▶ [Task instructions]: Locate each line holding the string "LaTeX" and copy it.

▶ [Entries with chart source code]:
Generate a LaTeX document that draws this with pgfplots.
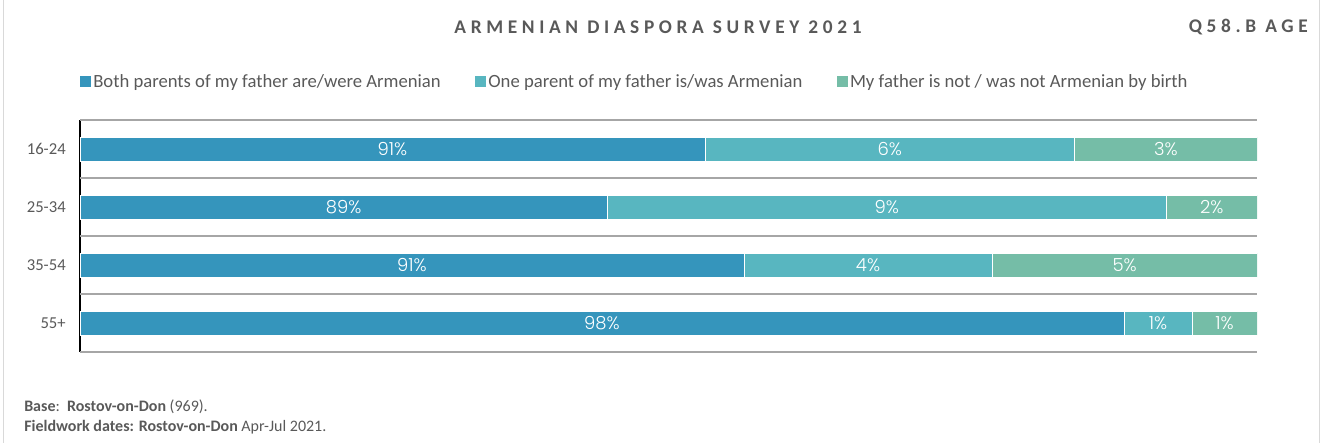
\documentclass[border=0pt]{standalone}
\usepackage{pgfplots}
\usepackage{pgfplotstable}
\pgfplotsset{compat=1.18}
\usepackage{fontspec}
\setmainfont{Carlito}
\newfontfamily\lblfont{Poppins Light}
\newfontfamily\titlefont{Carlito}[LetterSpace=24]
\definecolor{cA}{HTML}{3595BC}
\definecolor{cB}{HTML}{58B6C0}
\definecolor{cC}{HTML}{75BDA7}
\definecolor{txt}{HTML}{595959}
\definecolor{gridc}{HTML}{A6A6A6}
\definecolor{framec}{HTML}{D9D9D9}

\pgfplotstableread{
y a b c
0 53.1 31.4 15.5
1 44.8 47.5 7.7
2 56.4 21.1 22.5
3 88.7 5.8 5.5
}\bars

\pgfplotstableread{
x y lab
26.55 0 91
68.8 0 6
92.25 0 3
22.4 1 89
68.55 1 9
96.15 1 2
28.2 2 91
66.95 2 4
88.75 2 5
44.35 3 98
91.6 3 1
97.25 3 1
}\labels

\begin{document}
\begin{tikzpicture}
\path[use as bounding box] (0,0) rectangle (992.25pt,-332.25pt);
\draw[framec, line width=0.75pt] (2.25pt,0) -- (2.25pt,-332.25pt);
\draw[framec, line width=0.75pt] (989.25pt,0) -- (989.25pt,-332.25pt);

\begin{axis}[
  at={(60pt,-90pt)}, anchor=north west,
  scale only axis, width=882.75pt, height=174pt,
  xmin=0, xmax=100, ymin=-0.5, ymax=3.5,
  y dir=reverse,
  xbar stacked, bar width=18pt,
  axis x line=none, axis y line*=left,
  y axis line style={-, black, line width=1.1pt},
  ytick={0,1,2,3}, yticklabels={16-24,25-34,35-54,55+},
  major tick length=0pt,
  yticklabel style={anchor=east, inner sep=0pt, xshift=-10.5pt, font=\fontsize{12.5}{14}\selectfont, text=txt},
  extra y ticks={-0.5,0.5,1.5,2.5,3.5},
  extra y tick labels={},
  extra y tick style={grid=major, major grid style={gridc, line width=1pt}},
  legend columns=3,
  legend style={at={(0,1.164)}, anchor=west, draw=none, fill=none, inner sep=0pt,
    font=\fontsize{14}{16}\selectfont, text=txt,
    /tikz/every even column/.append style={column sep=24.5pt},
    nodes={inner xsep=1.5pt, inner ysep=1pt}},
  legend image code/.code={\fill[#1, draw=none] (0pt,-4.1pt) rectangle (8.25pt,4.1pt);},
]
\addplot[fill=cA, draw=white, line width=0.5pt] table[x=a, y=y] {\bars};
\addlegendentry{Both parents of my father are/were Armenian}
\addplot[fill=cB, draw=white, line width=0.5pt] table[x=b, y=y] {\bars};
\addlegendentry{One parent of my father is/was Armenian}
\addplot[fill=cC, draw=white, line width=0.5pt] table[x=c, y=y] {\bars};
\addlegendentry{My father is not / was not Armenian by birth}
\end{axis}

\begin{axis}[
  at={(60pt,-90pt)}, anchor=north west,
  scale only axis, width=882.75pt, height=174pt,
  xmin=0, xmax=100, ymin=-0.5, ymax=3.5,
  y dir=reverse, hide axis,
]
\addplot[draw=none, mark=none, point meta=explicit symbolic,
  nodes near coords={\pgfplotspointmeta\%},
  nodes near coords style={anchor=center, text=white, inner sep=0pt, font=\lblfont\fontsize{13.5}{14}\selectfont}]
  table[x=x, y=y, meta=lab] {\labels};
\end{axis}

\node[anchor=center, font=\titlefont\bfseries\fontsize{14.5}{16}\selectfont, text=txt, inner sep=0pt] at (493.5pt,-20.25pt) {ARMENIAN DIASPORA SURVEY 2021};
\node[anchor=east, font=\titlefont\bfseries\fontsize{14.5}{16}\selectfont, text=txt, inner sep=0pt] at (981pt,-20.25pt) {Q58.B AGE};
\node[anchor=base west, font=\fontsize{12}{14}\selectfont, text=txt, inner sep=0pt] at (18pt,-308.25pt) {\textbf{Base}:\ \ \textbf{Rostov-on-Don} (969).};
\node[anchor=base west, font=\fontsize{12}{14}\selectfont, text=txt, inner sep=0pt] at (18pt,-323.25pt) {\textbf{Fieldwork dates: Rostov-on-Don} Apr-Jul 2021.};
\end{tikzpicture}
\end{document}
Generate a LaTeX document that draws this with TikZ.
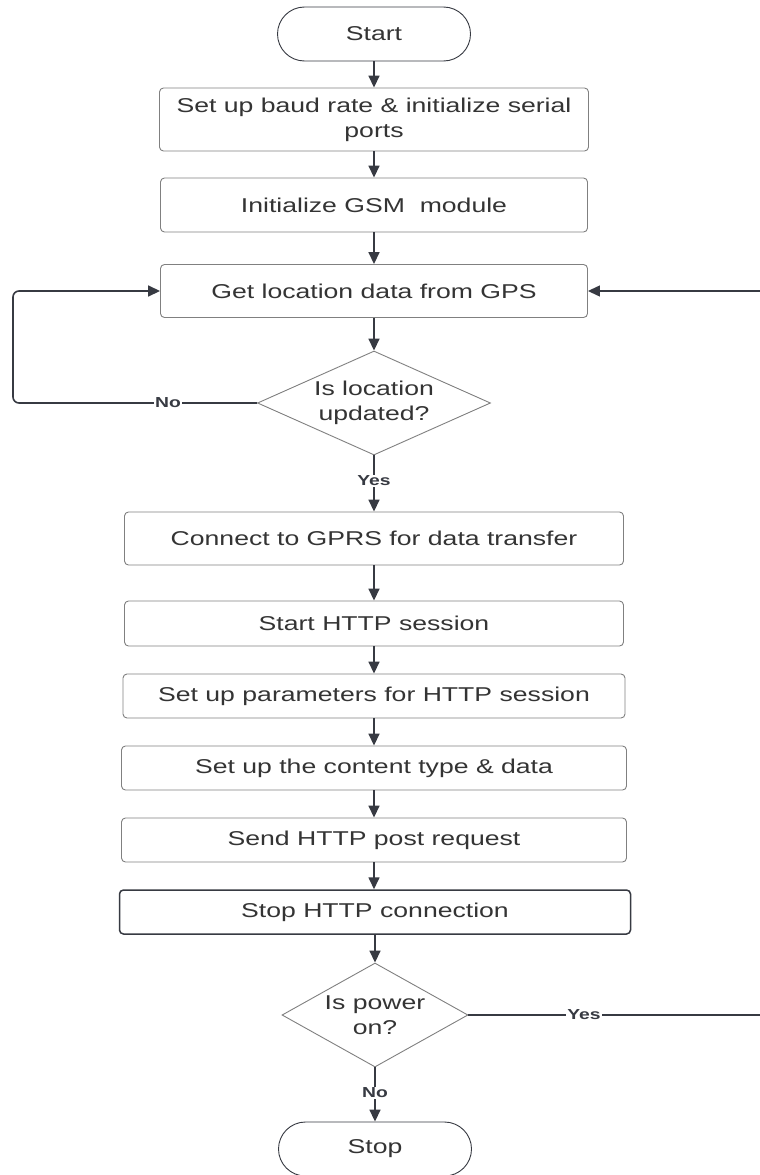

▶ [Answer to this problem]:
Generate a LaTeX document that draws this with pgfplots.
Generate a LaTeX document that draws this with TikZ.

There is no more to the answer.